Picture the scene. It’s 2031. Adele’s new album, 43, is at number one. Turtles are struggling to survive due to the amount of plastic litter choking the oceans. Wildfires are burning and sea levels are rising. People are being forced to evacuate their homes to escape.
A super-rich family in the Highlands and their neighbours in a luxury holiday complex are concerned as a giant patch of seaweed spreads to threaten their beachfront homes, but they are only concerned with its effect on property prices and the quality of their cocktails. They rather like the constant searing heat and higher water levels, now literally lapping at their balconies.

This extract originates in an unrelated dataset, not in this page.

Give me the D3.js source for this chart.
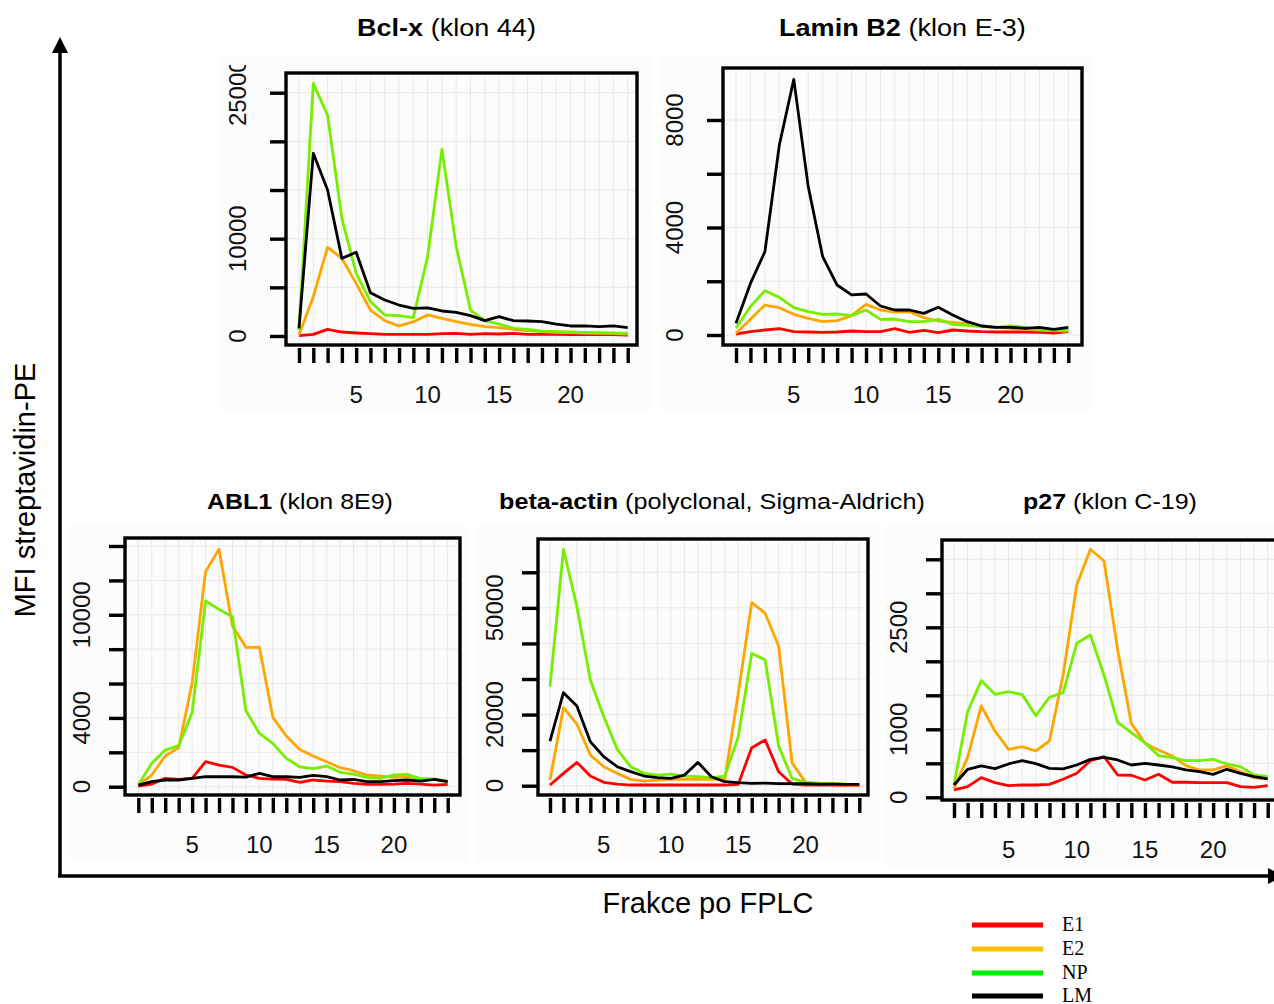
<!DOCTYPE html>
<html>
<head>
<meta charset="utf-8">
<script src="https://cdn.jsdelivr.net/npm/d3@7"></script>
<style>
  body { margin: 0; background: #fff; }
  svg { display: block; font-family: "Liberation Sans", Arial, sans-serif; }
</style>
</head>
<body>
<svg id="chart"></svg>
<script>
// FPLC fractions 1..24
const fractions = [1,2,3,4,5,6,7,8,9,10,11,12,13,14,15,16,17,18,19,20,21,22,23,24];
const fractionLabels = [5, 10, 15, 20];
const seriesNames = ["E1", "E2", "NP", "LM"];

// Bcl-x (klon 44)
const bclE1 = [30,170,685,410,310,240,170,170,170,170,240,270,170,240,205,270,170,170,170,140,170,140,140,100];
const bclE2 = [100,4040,9110,7980,5410,2670,1575,1030,1470,2160,1815,1470,1200,960,860,685,550,445,380,340,310,270,240,205];
const bclNP = [600,25960,22700,12090,6440,3530,2160,2090,1880,8150,19180,9180,2670,1575,1230,790,685,510,445,410,380,340,310,270];
const bclLM = [790,18770,15000,7980,8600,4450,3700,3180,2840,2880,2570,2430,2090,1575,1990,1575,1540,1470,1230,1030,1030,960,1030,860];
const bclTicks = [0,5000,10000,15000,20000,25000];
const bclLabels = [0,10000,25000];

// Lamin B2 (klon E-3)
const laminE1 = [37,124,186,236,124,112,99,112,149,124,124,236,99,174,87,186,149,124,112,112,112,99,74,124];
const laminE2 = [62,583,1116,1017,769,620,496,533,719,1141,930,856,868,645,521,471,409,335,285,248,210,186,161,149];
const laminNP = [248,1054,1650,1400,1017,868,769,781,719,930,583,595,496,496,583,397,360,310,285,335,285,210,186,161];
const laminLM = [434,1920,3100,7070,9510,5520,2915,1860,1490,1525,1080,930,930,806,1030,744,496,335,285,285,248,285,210,285];
const laminTicks = [0,2000,4000,6000,8000];
const laminLabels = [0,4000,8000];

// ABL1 (klon 8E9)
const ablE1 = [40,155,485,425,485,1455,1260,1125,680,485,445,425,250,390,330,290,195,135,135,155,195,155,97,135];
const ablE2 = [97,680,1785,2270,6010,12510,13810,9350,8105,8105,4035,2950,2170,1785,1455,1105,930,680,620,545,580,485,445,290];
const ablNP = [97,1357,2130,2385,4305,10800,10315,9890,4420,3100,2520,1650,1160,1045,1200,835,735,545,485,680,715,445,425,330];
const ablLM = [97,290,390,390,485,580,580,580,560,775,580,580,545,660,580,390,425,290,290,350,390,330,425,290];
const ablTicks = [0,2000,4000,6000,8000,10000,12000,14000];
const ablLabels = [0,4000,10000];

// beta-actin (polyclonal, Sigma-Aldrich)
const actinE1 = [190,3470,6560,2720,940,470,190,190,190,190,190,190,190,190,375,10690,12840,3940,470,190,190,190,100,100];
const actinE2 = [1590,21940,17340,8625,5340,3470,1780,1310,1590,1780,1780,1780,1780,1780,25970,51470,48470,39280,6470,940,660,470,190,190];
const actinNP = [27840,66470,50340,29720,19400,10220,5340,3470,3000,3280,2720,2530,2250,2720,13780,37220,35340,11160,2060,940,660,660,470,375];
const actinLM = [12560,26160,22410,12375,8156,5340,3940,2720,2250,2060,3000,6560,2530,1125,845,660,750,560,560,560,470,470,375,375];
const actinTicks = [0,10000,20000,30000,40000,50000,60000];
const actinLabels = [0,20000,50000];

// p27 (klon C-19)
const p27E1 = [108,157,289,216,172,181,181,191,265,353,539,598,328,324,255,338,221,221,216,216,216,157,147,172];
const p27E2 = [132,588,1343,975,706,745,681,828,1799,3123,3647,3475,2167,1088,794,696,608,466,402,402,461,377,289,270];
const p27NP = [181,1260,1716,1515,1554,1510,1201,1471,1539,2265,2387,1799,1103,951,804,613,583,539,539,559,490,451,328,304];
const p27LM = [181,412,461,422,490,539,495,426,417,475,559,588,549,475,500,475,446,402,377,338,412,353,304,270];
const p27Ticks = [0,500,1000,1500,2000,2500,3000,3500];
const p27Labels = [0,1000,2500];

const lineColors = ["#ff0000", "#ffa500", "#76ee00", "#000000"];
const legendColors = ["#ff0000", "#ffc000", "#00ee00", "#000000"];

const W = 1274, H = 1004;
const svg = d3.select("#chart").attr("width", W).attr("height", H);

const panels = [
  { bold: "Bcl-x", rest: " (klon 44)", tx: [357, 536], ty: 36, tfs: 24,
    bg: [222, 55, 428, 357], box: [286, 73, 637, 345], xr: [299, 627.7],
    yr: [336, 92.7], top: 25000, ticks: bclTicks, labels: bclLabels, lab: 40.5,
    clipTop: 65, series: [bclE1, bclE2, bclNP, bclLM] },
  { bold: "Lamin B2", rest: " (klon E-3)", tx: [779, 1026], ty: 36, tfs: 24,
    bg: [660, 55, 430, 357], box: [723, 68, 1082, 345], xr: [736, 1068.3],
    yr: [335, 120], top: 8000, ticks: laminTicks, labels: laminLabels, lab: 40.5,
    series: [laminE1, laminE2, laminNP, laminLM] },
  { bold: "ABL1", rest: " (klon 8E9)", tx: [207, 393], ty: 509, tfs: 22,
    bg: [66, 526, 402, 336], box: [125, 538, 460, 795], xr: [138.3, 447.7],
    yr: [786.7, 546], top: 14000, ticks: ablTicks, labels: ablLabels, lab: 35,
    series: [ablE1, ablE2, ablNP, ablLM] },
  { bold: "beta-actin", rest: " (polyclonal, Sigma-Aldrich)", tx: [499, 925], ty: 509, tfs: 22,
    bg: [476, 526, 404, 336], box: [538, 539, 868, 795], xr: [550, 859.3],
    yr: [785.7, 572.3], top: 60000, ticks: actinTicks, labels: actinLabels, lab: 35.5,
    series: [actinE1, actinE2, actinNP, actinLM] },
  { bold: "p27", rest: " (klon C-19)", tx: [1023, 1197], ty: 509, tfs: 22,
    bg: [886, 526, 388, 340], box: [942, 540, 1285, 800], xr: [954, 1267.7],
    yr: [797.3, 559.3], top: 3500, ticks: p27Ticks, labels: p27Labels, lab: 35.5,
    series: [p27E1, p27E2, p27NP, p27LM] }
];

panels.forEach((p, pi) => {
  const g = svg.append("g");
  const [bl, bt, br, bb] = p.box;

  g.append("rect")
    .attr("x", p.bg[0]).attr("y", p.bg[1])
    .attr("width", p.bg[2]).attr("height", p.bg[3])
    .attr("fill", "#fcfcfc");

  const x = d3.scaleLinear().domain([1, 24]).range(p.xr);
  const y = d3.scaleLinear().domain([0, p.top]).range(p.yr);

  // grid
  g.append("g").selectAll("line").data(fractions).join("line")
    .attr("x1", d => x(d)).attr("x2", d => x(d))
    .attr("y1", bt).attr("y2", bb)
    .attr("stroke", "#e8e8e8").attr("stroke-width", 1);
  g.append("g").selectAll("line").data(p.ticks).join("line")
    .attr("x1", bl).attr("x2", br)
    .attr("y1", d => y(d)).attr("y2", d => y(d))
    .attr("stroke", "#e8e8e8").attr("stroke-width", 1);

  // lines
  const line = d3.line().x((d, i) => x(fractions[i])).y(d => y(d));
  p.series.forEach((s, si) => {
    g.append("path").datum(s)
      .attr("d", line)
      .attr("fill", "none")
      .attr("stroke", lineColors[si])
      .attr("stroke-width", 2.8)
      .attr("stroke-linejoin", "round");
  });

  // box
  g.append("rect")
    .attr("x", bl).attr("y", bt)
    .attr("width", br - bl).attr("height", bb - bt)
    .attr("fill", "none").attr("stroke", "#000").attr("stroke-width", 3.4);

  // x axis ticks
  const xAxis = g.append("g")
    .attr("transform", `translate(0,${bb + 3})`)
    .call(d3.axisBottom(x).tickValues(fractions).tickSize(15).tickFormat(""));
  xAxis.select(".domain").remove();
  xAxis.selectAll(".tick line").attr("stroke-width", 3.4);

  g.append("g").selectAll("text").data(fractionLabels).join("text")
    .attr("x", d => x(d)).attr("y", bb + 58)
    .attr("text-anchor", "middle")
    .attr("font-size", 24).attr("fill", "#111")
    .text(d => d);

  // y axis ticks
  const yAxis = g.append("g")
    .attr("transform", `translate(${bl - 1},0)`)
    .call(d3.axisLeft(y).tickValues(p.ticks).tickSize(15).tickFormat(""));
  yAxis.select(".domain").remove();
  yAxis.selectAll(".tick line").attr("stroke-width", 3.4);

  let labG = g.append("g");
  if (p.clipTop) {
    svg.append("clipPath").attr("id", "clip" + pi)
      .append("rect").attr("x", 0).attr("y", p.clipTop).attr("width", W).attr("height", H);
    labG.attr("clip-path", `url(#clip${pi})`);
  }
  labG.selectAll("text").data(p.labels).join("text")
    .attr("transform", d => `translate(${bl - p.lab},${y(d)}) rotate(-90)`)
    .attr("text-anchor", "middle")
    .attr("font-size", 24).attr("fill", "#111")
    .text(d => d);

  // title, stretched to the width seen in the figure
  const t = svg.append("text")
    .attr("x", 0).attr("y", 0)
    .attr("font-size", p.tfs).attr("fill", "#000");
  t.append("tspan").attr("font-weight", "bold").text(p.bold);
  t.append("tspan").text(p.rest);
  const w = t.node().getComputedTextLength();
  const sx = (p.tx[1] - p.tx[0]) / w;
  t.attr("transform", `translate(${p.tx[0]},${p.ty}) scale(${sx},1)`);
});

// main axes with arrows
svg.append("line").attr("x1", 60).attr("x2", 60).attr("y1", 50).attr("y2", 877)
  .attr("stroke", "#000").attr("stroke-width", 3.5);
svg.append("path").attr("d", "M52,53 L68,53 L60,37 Z").attr("fill", "#000");
svg.append("line").attr("x1", 58).attr("x2", 1270).attr("y1", 876).attr("y2", 876)
  .attr("stroke", "#000").attr("stroke-width", 3.5);
svg.append("path").attr("d", "M1268,868 L1268,884 L1284,876 Z").attr("fill", "#000");

svg.append("text")
  .attr("transform", "translate(35,490) rotate(-90)")
  .attr("text-anchor", "middle")
  .attr("font-size", 29).attr("fill", "#000")
  .text("MFI streptavidin-PE");

svg.append("text")
  .attr("x", 708).attr("y", 913)
  .attr("text-anchor", "middle")
  .attr("font-size", 29).attr("fill", "#000")
  .text("Frakce po FPLC");

// legend
const legendY = [925, 949, 973, 996];
const leg = svg.append("g");
seriesNames.forEach((n, i) => {
  leg.append("line")
    .attr("x1", 972).attr("x2", 1043)
    .attr("y1", legendY[i]).attr("y2", legendY[i])
    .attr("stroke", legendColors[i]).attr("stroke-width", 5);
  leg.append("text")
    .attr("x", 1062).attr("y", legendY[i] + 6)
    .attr("font-family", "'Liberation Serif', 'Times New Roman', serif")
    .attr("font-size", 20).attr("fill", "#000")
    .text(n);
});
</script>
</body>
</html>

Back in Moray, locals have stocked up on weapons, inflatable canoes and Marmite, ready to flee the encroaching North Sea. Meanwhile, across the water, the Swedes are frantically packing as the flames close in around them.
Let’s Inherit the Earth is billed as “a dark, funny, absurdist satire on human responses to climate change”. I’ve not seen it yet, but it was well-received by the crowd who saw the dress rehearsal. And if you can’t make it to the capital in August, the show, by Dingwall-based Dogstar Productions and Profilteatern of Umea, will be on at various venues around the country in October and November.
Just don’t laugh too much – remember we’re trying to cut our carbon dioxide emissions.